The second scenario is one in which the LLM does interpret the prompt correctly, but enables a dangerous activity. The company that deploys the LLM would rather the the LLM would refuse to answer.

The third scenario is one in which the LLM interprets the prompt correctly but presents a weakness, in this case maintaining a rhyme scheme and meter, and thus the result is not responsive to the prompt.

All of these scenarios are ones in which might be addressed by instruction tuning. Instruction tuning is a way of fine-tuning a pre-trained LLM to improve its responsiveness to prompts.

The most straight-forward way of instruction tuning is to:

Human provides a prompt.
Human receives a receives a response.
Human rewrites the response to what a better response would have been.
Create a dataset of prompts followed by human-authored responses.
Fine-tune the model on the new data.

Thus if a prompt is “how do I make poison gas?”, the model might generate “first you buy bleach…”. The response is rewritten to be “I’m sorry, I cannot answer that.” The new data to train on is “how do I make poison gas? I’m sorry, I cannot answer that.” If fine-tuned properly, the model will either memorize that response or learn to generalize from certain prompts to certain new responses.

Instruction tuning: prompts are given to an LM, the response is corrected, and the original prompt and the corrected response are collected as a new fine-tuning dataset.

Reinforcement Learning with Human Feedback

Reinforcement Learning with Human Feedback (RLHF) is another way of instruction tuning. For the purposes of the discussion, reinforcement learning is just a way of using a non-differentiable score as loss during training. RLHF is just a fancy way of fine-tuning a language model. It happens in two stages.

The first stage is to train a classifier that can predict whether a human user will think an LLM response to a given prompt is appropriate or not.

The first stage of RLHF is to learn a classifier that will predict human users’ acceptance of a response to a prompt.

A prompt is given to an LLM, which provides a response. The user then rates the response. Another model, a classifier, attempts to predict the user’s rating. The user’s true rating is provided as a supervised training signal. This is done for many prompts and many responses until the classifier is able to accurately predict human feedback.

The second stage is to use the classifier to fine-tune the LLM. Fine-tuning has to happen a bit differently than before. Previously, we computed the loss of an LLM by looking at the input sequence and determining its output tokens match the response. Here we have a classifier that predicts how much a user will like the response. Fortunately, that rating can be turned into a loss (1.0 minus predicted rating because high score is equivalent to low loss, and vice versa) and that loss can be fed back into the LLM to adjust the weights like a regular loss. This is advantageous because, if the classifier can be trusted, then we can try many prompts, get many responses, classify them, and reward the LLM for good responses (low loss) and punish the LLM for bad responses (high loss).
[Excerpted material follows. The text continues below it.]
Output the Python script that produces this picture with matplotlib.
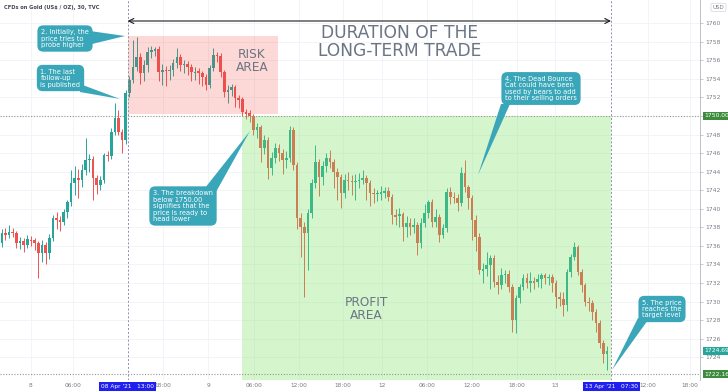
import matplotlib
matplotlib.use('Agg')
import matplotlib.pyplot as plt
import matplotlib.transforms as mtransforms
from matplotlib.patches import Rectangle, Polygon

# ---------------- data (30-min candles, bar index from 8 Apr 00:00) ----------------
start_index = -8
first_open = 1736.3
closes = [
    1737.4, 1737.2, 1737.5, 1737.4, 1736.3, 1736.5, 1736.1, 1736.7,
    1736.6, 1736.3, 1735.2, 1736.1, 1735.2, 1736.9, 1739.0, 1738.8, 1738.6, 1739.7,
    1740.7, 1742.8, 1743.3, 1743.1, 1744.2, 1745.3, 1745.4, 1743.3, 1742.6, 1743.1,
    1745.8, 1745.7, 1748.3, 1749.8, 1748.3, 1747.4, 1752.5, 1753.9, 1755.3, 1756.4,
    1754.6, 1755.5, 1756.9, 1757.1, 1757.2, 1754.7, 1755.0, 1754.8, 1755.0, 1755.7,
    1756.4, 1755.5, 1755.6, 1755.3, 1754.7, 1754.8, 1754.6, 1754.2, 1753.3, 1755.2,
    1756.6, 1756.5, 1754.7, 1752.6, 1752.8, 1753.1, 1751.9, 1751.8, 1750.4, 1750.3,
    1750.0, 1748.5, 1748.8, 1746.6, 1747.4, 1744.4, 1745.5, 1746.6, 1746.0, 1745.3,
    1745.5, 1748.5, 1744.7, 1739.0, 1738.0, 1737.4, 1739.5, 1742.8, 1745.0, 1743.4,
    1744.6, 1745.5, 1745.0, 1744.0, 1743.4, 1741.7, 1743.1, 1743.0, 1742.9, 1743.0,
    1743.1, 1743.3, 1742.8, 1741.7, 1741.6, 1741.6, 1741.8, 1741.9, 1741.3, 1739.3,
    1739.2, 1739.4, 1738.0, 1738.5, 1738.0, 1738.3, 1736.3, 1738.5, 1739.5, 1740.7,
    1738.6, 1739.1, 1737.2, 1737.9, 1741.8, 1741.3, 1741.2, 1740.6, 1743.9, 1742.3,
    1741.2, 1738.8, 1737.0, 1733.4, 1733.5, 1733.9, 1734.7, 1732.1, 1731.8, 1732.9,
    1733.0, 1731.6, 1728.0, 1730.4, 1731.6, 1732.5, 1732.0, 1732.2, 1732.1, 1732.4,
    1732.9, 1732.5, 1732.7, 1732.0, 1730.5, 1730.3, 1729.6, 1733.2, 1734.8, 1735.9,
    1733.2, 1731.8, 1730.0, 1729.8, 1728.9, 1727.7, 1725.5, 1724.4, 1724.69,
]
highs = [
    1737.8, 1737.9, 1738.3, 1737.9, 1737.6, 1737.0, 1736.9, 1737.2,
    1737.1, 1736.9, 1736.5, 1736.6, 1736.4, 1737.3, 1739.3, 1739.7, 1739.2, 1740.0,
    1741.0, 1744.2, 1744.6, 1744.3, 1744.8, 1747.6, 1745.9, 1745.7, 1743.6, 1743.5,
    1746.0, 1746.2, 1748.7, 1751.4, 1750.6, 1748.6, 1752.8, 1754.3, 1758.2, 1758.5,
    1756.8, 1756.0, 1757.4, 1757.5, 1757.4, 1757.5, 1755.6, 1755.4, 1755.5, 1756.1,
    1757.3, 1756.7, 1756.0, 1755.9, 1755.6, 1755.3, 1755.2, 1754.9, 1754.5, 1755.5,
    1757.3, 1756.9, 1756.8, 1755.0, 1753.3, 1753.5, 1753.3, 1752.3, 1752.0, 1750.8,
    1750.6, 1750.2, 1749.2, 1749.0, 1748.0, 1747.7, 1746.1, 1747.1, 1747.0, 1746.4,
    1746.2, 1748.9, 1748.8, 1745.0, 1739.5, 1738.6, 1740.0, 1743.2, 1746.9, 1745.4,
    1745.2, 1746.0, 1746.3, 1745.4, 1744.4, 1743.8, 1743.7, 1744.0, 1743.6, 1743.8,
    1743.9, 1744.2, 1743.6, 1743.1, 1742.2, 1742.0, 1742.5, 1742.4, 1742.3, 1741.6,
    1740.0, 1740.1, 1739.7, 1739.2, 1739.0, 1739.0, 1738.6, 1739.0, 1740.5, 1741.0,
    1741.1, 1740.0, 1739.4, 1738.4, 1742.2, 1742.3, 1741.8, 1741.6, 1744.5, 1745.3,
    1742.6, 1741.5, 1739.3, 1737.4, 1734.2, 1735.3, 1735.0, 1735.0, 1732.9, 1733.6,
    1733.4, 1733.4, 1731.9, 1730.7, 1731.9, 1733.0, 1733.1, 1733.2, 1732.7, 1733.0,
    1733.1, 1733.1, 1733.0, 1733.0, 1732.3, 1731.0, 1731.0, 1733.5, 1735.1, 1736.4,
    1736.1, 1733.5, 1732.0, 1730.5, 1730.2, 1729.2, 1728.0, 1725.9, 1725.2,
]
lows = [
    1735.9, 1736.6, 1736.9, 1737.0, 1735.8, 1735.7, 1735.3, 1735.8,
    1736.0, 1735.6, 1732.5, 1734.3, 1734.0, 1734.6, 1736.5, 1737.8, 1737.6, 1738.2,
    1739.0, 1740.3, 1741.5, 1741.2, 1742.3, 1743.6, 1744.0, 1741.0, 1741.6, 1742.0,
    1742.8, 1745.2, 1745.4, 1748.0, 1747.9, 1746.0, 1747.0, 1752.0, 1753.6, 1754.8,
    1753.5, 1753.8, 1754.7, 1756.2, 1756.5, 1753.8, 1753.3, 1753.2, 1753.9, 1754.3,
    1755.2, 1754.9, 1754.6, 1754.4, 1753.8, 1753.9, 1753.5, 1753.2, 1752.8, 1753.0,
    1754.9, 1755.8, 1754.2, 1752.0, 1751.4, 1752.2, 1751.0, 1750.9, 1750.0, 1749.7,
    1749.4, 1748.0, 1747.6, 1745.0, 1745.9, 1743.2, 1743.6, 1744.9, 1745.2, 1743.8,
    1744.4, 1745.0, 1744.2, 1737.8, 1734.8, 1730.5, 1733.4, 1739.0, 1742.2, 1741.4,
    1742.6, 1744.0, 1744.4, 1742.2, 1741.0, 1740.1, 1741.2, 1742.0, 1741.5, 1741.0,
    1742.2, 1742.7, 1741.0, 1740.3, 1740.6, 1740.8, 1741.0, 1741.2, 1740.8, 1738.4,
    1738.2, 1738.0, 1736.5, 1737.0, 1737.2, 1737.4, 1735.0, 1735.8, 1738.0, 1739.0,
    1738.0, 1738.0, 1736.4, 1736.8, 1737.5, 1740.5, 1740.6, 1739.8, 1740.3, 1741.8,
    1740.0, 1736.6, 1735.5, 1733.0, 1732.0, 1732.8, 1731.4, 1731.6, 1730.8, 1731.4,
    1732.0, 1731.0, 1726.7, 1726.6, 1729.8, 1731.2, 1731.5, 1731.0, 1731.4, 1731.6,
    1731.5, 1731.9, 1731.8, 1731.0, 1729.3, 1729.5, 1728.4, 1729.0, 1732.6, 1734.5,
    1732.9, 1731.0, 1729.5, 1729.0, 1728.0, 1726.7, 1725.0, 1723.4, 1722.6,
]
opens = [first_open] + closes[:-1]
xs = list(range(start_index, start_index + len(closes)))

tick_pos = [0, 11.5, 36.2, 48.6, 61.2, 73.5, 85.6, 96.3, 108.6, 121.0, 133.3, 143.8, 169.3, 180.8]
tick_lab = ['8', '06:00', '18:00', '9', '06:00', '12:00', '18:00', '12', '06:00', '12:00', '18:00', '13', '12:00', '18:00']
price_ticks = list(range(1724, 1762, 2))

entry_idx, entry_lab = 26.5, "08 Apr '21   13:00"
exit_idx, exit_lab = 159.1, "13 Apr '21   07:30"
level_break = 1750.00
level_target = 1722.16
last_price = 1724.69

risk_box = (26.5, 67.8, 1750.2, 1758.6)     # x0, x1, y0, y1
profit_box = (57.9, 159.1, 1721.0, 1750.0)

# ---------------- figure ----------------
W, H = 728, 391
fig = plt.figure(figsize=(W / 100, H / 100), dpi=100)
plt.rcParams['font.family'] = ['DejaVu Sans']
ax = fig.add_axes([0, 11 / H, 700 / W, 380 / H])
XL = (-8.5, 183.5)
YL = (1721.55, 1762.5)
ax.set_xlim(*XL)
ax.set_ylim(*YL)

def P(px, py):
    """pixel position in the image -> data coords (layout helper)"""
    x = XL[0] + px / 700 * (XL[1] - XL[0])
    y = YL[1] - py / 380 * (YL[1] - YL[0])
    return (x, y)

for s in ['top', 'left', 'bottom']:
    ax.spines[s].set_visible(False)
ax.spines['right'].set_color('#b2b5be')
ax.spines['right'].set_linewidth(0.6)

# grid
for p in price_ticks:
    ax.axhline(p, color='#f0f3fa', lw=0.6, zorder=0)
for t in tick_pos:
    ax.axvline(t, color='#f0f3fa', lw=0.6, zorder=0)

# candles
UP, DOWN = '#26a69a', '#ef5350'
for x, o, h, l, c in zip(xs, opens, highs, lows, closes):
    col = UP if c >= o else DOWN
    ax.vlines(x, l, h, color=col, lw=0.7, zorder=2)
    if abs(c - o) > 0.14:
        ax.bar(x, c - o, bottom=o, width=0.72, color=col, lw=0, zorder=2)
    else:
        ax.bar(x, 0.14, bottom=min(o, c) - 0.05, width=0.72, color=col, lw=0, zorder=2)

# overlay areas
ax.add_patch(Rectangle((risk_box[0], risk_box[2]), risk_box[1] - risk_box[0], risk_box[3] - risk_box[2],
                       fc='#f44336', alpha=0.2, ec='none', zorder=3))
ax.add_patch(Rectangle((profit_box[0], profit_box[2]), profit_box[1] - profit_box[0], profit_box[3] - profit_box[2],
                       fc='#76e35a', alpha=0.3, ec='none', zorder=3))

# horizontal levels
ax.axhline(level_break, color='#9a9c8c', lw=0.8, ls=(0, (1, 1.5)), zorder=4)
ax.axhline(level_target, color='#8d9a8d', lw=0.8, ls=(0, (1, 1.5)), zorder=4)
# vertical markers
for xi in (entry_idx, exit_idx):
    ax.axvline(xi, color='#8a90a8', lw=0.7, ls=(0, (2, 2)), zorder=4)

# duration arrow
ax.annotate('', xy=(exit_idx, P(0, 21)[1]), xytext=(entry_idx, P(0, 21)[1]),
            arrowprops=dict(arrowstyle='<->', color='#1e1e1e', lw=0.8,
                            shrinkA=0, shrinkB=0, mutation_scale=9), zorder=5)

GRAY = '#6b7584'
ax.text(*P(400, 42), 'DURATION OF THE\nLONG-TERM TRADE', ha='center', va='center',
        fontsize=12.3, color=GRAY, linespacing=1.0, zorder=6)
ax.text(*P(252, 61), 'RISK\nAREA', ha='center', va='center', fontsize=8.7,
        color=GRAY, linespacing=1.05, zorder=6)
ax.text(*P(366, 309), 'PROFIT\nAREA', ha='center', va='center', fontsize=8.7,
        color=GRAY, linespacing=1.05, zorder=6)

# callouts
TEAL = '#3aa6b9'
def callout(text, c, b1, b2, tip):
    ax.add_patch(Polygon([P(*b1), P(*b2), P(*tip)], closed=True, fc=TEAL, ec='none', zorder=6))
    ax.text(*P(*c), text, ha='center', va='center', multialignment='left', fontsize=4.8,
            color='white', zorder=7, linespacing=1.1,
            bbox=dict(boxstyle='round,pad=0.55,rounding_size=0.9', fc=TEAL, ec='none'))

callout('2. Initially, the\nprice tries to\nprobe higher', (65, 38.5), (90, 31), (92, 44), (125, 36))
callout('1. The last\nfollow-up\nis published', (60.5, 78), (80, 84), (80, 92), (120, 99))
callout('3. The breakdown\nbelow 1750.00\nsignifies that the\nprice is ready to\nhead lower',
        (183, 206), (205, 188), (216, 192), (250, 131))
callout('4. The Dead Bounce\nCat could have been\nused by bears to add\nto their selling orders',
        (541, 88.5), (501, 104), (510, 104), (478, 175))
callout('5. The price\nreaches the\ntarget level', (662, 309), (638, 318), (648, 320), (612, 370))

# title
ax.text(*P(4, 7), 'CFDs on Gold (US$ / OZ), 30, TVC', ha='left', va='center', fontsize=3.7,
        color='#434651', fontweight='bold', zorder=7)

# right axis
ax.yaxis.tick_right()
ax.set_yticks(price_ticks)
ax.set_yticklabels(['' if p == 1750 else str(p) for p in price_ticks])
ax.tick_params(axis='y', length=2, width=0.5, color='#b2b5be', pad=1.5, labelsize=4.3,
               labelcolor='#787b86')
ax.set_xticks(tick_pos)
ax.set_xticklabels(tick_lab)
ax.tick_params(axis='x', length=0, pad=2.5, labelsize=4.2, labelcolor='#787b86')

ty = mtransforms.blended_transform_factory(ax.transAxes, ax.transData)
for val, txt, col in [(level_break, '1750.00', '#3d8b3d'), (last_price, '1724.69', '#26a69a'),
                      (level_target, '1722.16', '#3d8b3d')]:
    ax.text(1.006, val, txt, transform=ty, ha='left', va='center', fontsize=4.3, color='white',
            zorder=8, clip_on=False, bbox=dict(boxstyle='square,pad=0.25', fc=col, ec='none'))
ax.text(1.018, 1761.7, 'USD', transform=ty, ha='left', va='center', fontsize=4.0, color='#787b86',
        clip_on=False, bbox=dict(boxstyle='round,pad=0.3', fc='white', ec='#d1d4dc', lw=0.5))

tx = mtransforms.blended_transform_factory(ax.transData, ax.transAxes)
for xi, txt in [(entry_idx, entry_lab), (exit_idx, exit_lab)]:
    ax.text(xi, -0.016, txt, transform=tx, ha='center', va='center', fontsize=4.2, color='white',
            zorder=8, clip_on=False, bbox=dict(boxstyle='square,pad=0.35', fc='#1f1ff0', ec='none'))

fig.savefig('out.png', dpi=100)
The second stage of RLHF uses the classifier to judge different responses to the same prompt and use the classifier predictions to produce loss values that fine-tune the LLM.

In particular, the LLM can produce multiple responses and the classifier can generate values that can be turned into loss to incentivize the LLM to respond in particular ways and avoid responding in other ways.

RLHF still needs a lot of training data, but this training data is used to train the classifier, and the classifier is used to fine-tune the LLM.